For the most part, depth sorting does not occur at the triangle level. For opaque geometry - which is the majority of geometry drawn in a typical 3D application - depth sorting is usually done per pixel, using a depth buffer, also called a Z-buffer. It's a block of video memory that keeps track of the depth (distance into the screen) of each drawn pixel. When a new triangle is drawn, the GPU calculates the depth of each pixel in the triangle and compares it to the depth already stored in the depth buffer for that pixel. Only if the new pixel is closer does it get drawn (and the depth buffer updated). Thus, geometry that's behind other geometry gets culled away.
This image-space approach allows for interpenetrating geometry to be rendered correctly, and is a lot easier to parallelize (i.e. to make it fast) than an approach based on depth sorting at the triangle level.

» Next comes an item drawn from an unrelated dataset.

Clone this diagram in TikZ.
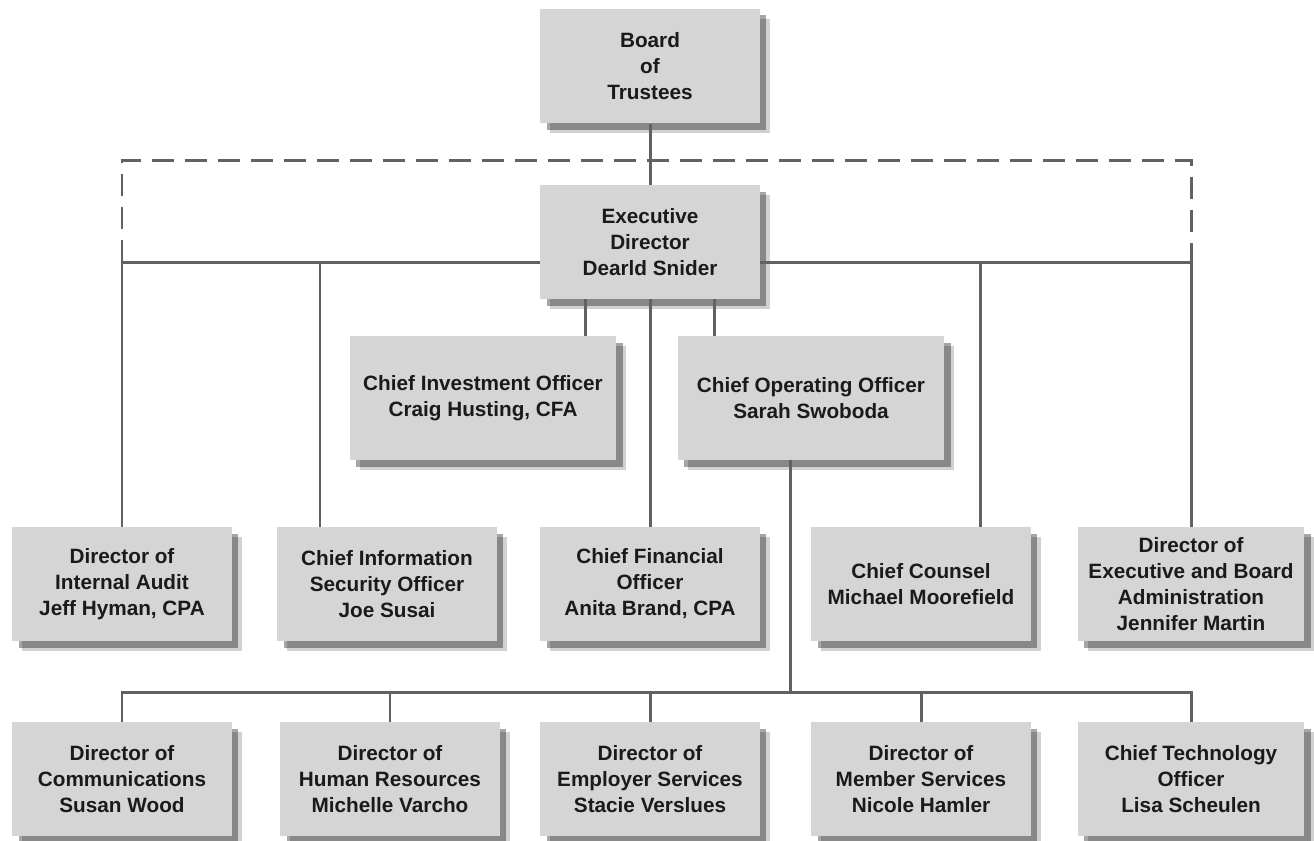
\documentclass[tikz,border=0pt]{standalone}
\usepackage{fontspec}
\setmainfont{Liberation Sans}
\usetikzlibrary{shadows}
\definecolor{boxgray}{HTML}{D5D5D5}
\definecolor{linegray}{HTML}{616165}
\definecolor{txtgray}{HTML}{1A1A1A}
\newcommand{\orgfont}{\fontsize{11.8}{14.8}\selectfont\bfseries}
\tikzset{
  post/.style={fill=boxgray, text=txtgray, font=\orgfont, align=center,
    inner sep=2pt, minimum width=4.4cm, minimum height=2.28cm,
    drop shadow={shadow xshift=0.2cm, shadow yshift=-0.2cm, fill=black, opacity=0.18},
    drop shadow={shadow xshift=0.13cm, shadow yshift=-0.13cm, fill=black, opacity=0.35}},
  widepost/.style={post, minimum width=5.34cm, minimum height=2.48cm},
  link/.style={draw=linegray, line width=1.7pt},
  dashlink/.style={link, dash pattern=on 0.44cm off 0.22cm},
}

\begin{document}
\begin{tikzpicture}[x=0.02cm, y=-0.02cm]
    \fill[white] (0,0) rectangle (1314,840);
    \useasboundingbox (0,0) rectangle (1314,840);
    \node[post, minimum height=2.3cm] (board) at (650,66) {Board\\of\\Trustees};
    \node[post] (exec) at (650,242) {Executive\\Director\\Dearld Snider};
    \node[widepost] (cio) at (483,398) {Chief Investment Officer\\Craig Husting, CFA};
    \node[widepost] (coo) at (811,398) {Chief Operating Officer\\Sarah Swoboda};
    % third row
    \node[post] (audit) at (122,584) {Director of\\Internal Audit\\Jeff Hyman, CPA};
    \node[post] (ciso) at (387,584) {Chief Information\\Security Officer\\Joe Susai};
    \node[post] (cfo) at (650,584) {Chief Financial\\Officer\\Anita Brand, CPA};
    \node[post] (counsel) at (921,584) {Chief Counsel\\Michael Moorefield};
    \node[post, minimum width=4.54cm] (admin) at (1191,584) {Director of\\Executive and Board\\Administration\\Jennifer Martin};
    % bottom row
    \node[post] (comm) at (122,779) {Director of\\Communications\\Susan Wood};
    \node[post] (hr) at (390,779) {Director of\\Human Resources\\Michelle Varcho};
    \node[post] (emp) at (650,779) {Director of\\Employer Services\\Stacie Verslues};
    \node[post] (member) at (921,779) {Director of\\Member Services\\Nicole Hamler};
    \node[post, minimum width=4.54cm] (cto) at (1191,779) {Chief Technology\\Officer\\Lisa Scheulen};

    \coordinate (bar) at (650,262);
    \coordinate (dashL) at (122,160);
    \coordinate (dashR) at (1191,160);
    \coordinate (cisoIn) at (320,262);
    \coordinate (counselIn) at (980,262);
    \coordinate (cioIn) at (585,299);
    \coordinate (cooIn) at (714,299);
    \coordinate (cooOut) at (790,460);
    \coordinate (low) at (790,692);

    \draw[link] (board) -- (exec);
    \draw[dashlink] (audit.north |- bar) -- (dashL) -- (dashR) -- (admin.north |- bar);
    \draw[link] (audit.north) -- (audit.north |- bar) -- (bar -| exec.west);
    \draw[link] (bar -| exec.east) -- (admin.north |- bar) -- (admin.north);
    \draw[link] (cisoIn) -- (cisoIn |- ciso.north);
    \draw[link] (counselIn) -- (counselIn |- counsel.north);
    \draw[link] (cioIn) -- (cioIn |- cio.north);
    \draw[link] (cooIn) -- (cooIn |- coo.north);
    \draw[link] (exec) -- (cfo);
    \draw[link] (cooOut) -- (low);
    \draw[link] (comm.north) -- (comm.north |- low) -- (cto.north |- low) -- (cto.north);
    \draw[link] (hr.north |- low) -- (hr.north);
    \draw[link] (emp.north |- low) -- (emp.north);
    \draw[link] (member.north |- low) -- (member.north);
\end{tikzpicture}
\end{document}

Now, for transparent geometry it's another story. For transparent stuff the depth buffer doesn't help you, because you can't just cull away a transparent pixel that's behind another transparent pixel. In this case, the usual approach is to sort objects or individual triangles from back to front on the CPU, then the GPU will draw them in the correct order. The GPU doesn't have any built-in sorting capabilities that help with this case. Sorting by the depth of each triangle's centroid is a common and generally reasonable approximation, although it does not work in all cases.
Lastly, there are advanced techniques known collectively as "order-independent transparency" that allow you to do per-pixel depth sorting on the GPU for transparent geometry. These techniques can generate a visually correct image in cases where triangle sorting fails, but are very expensive in performance and memory.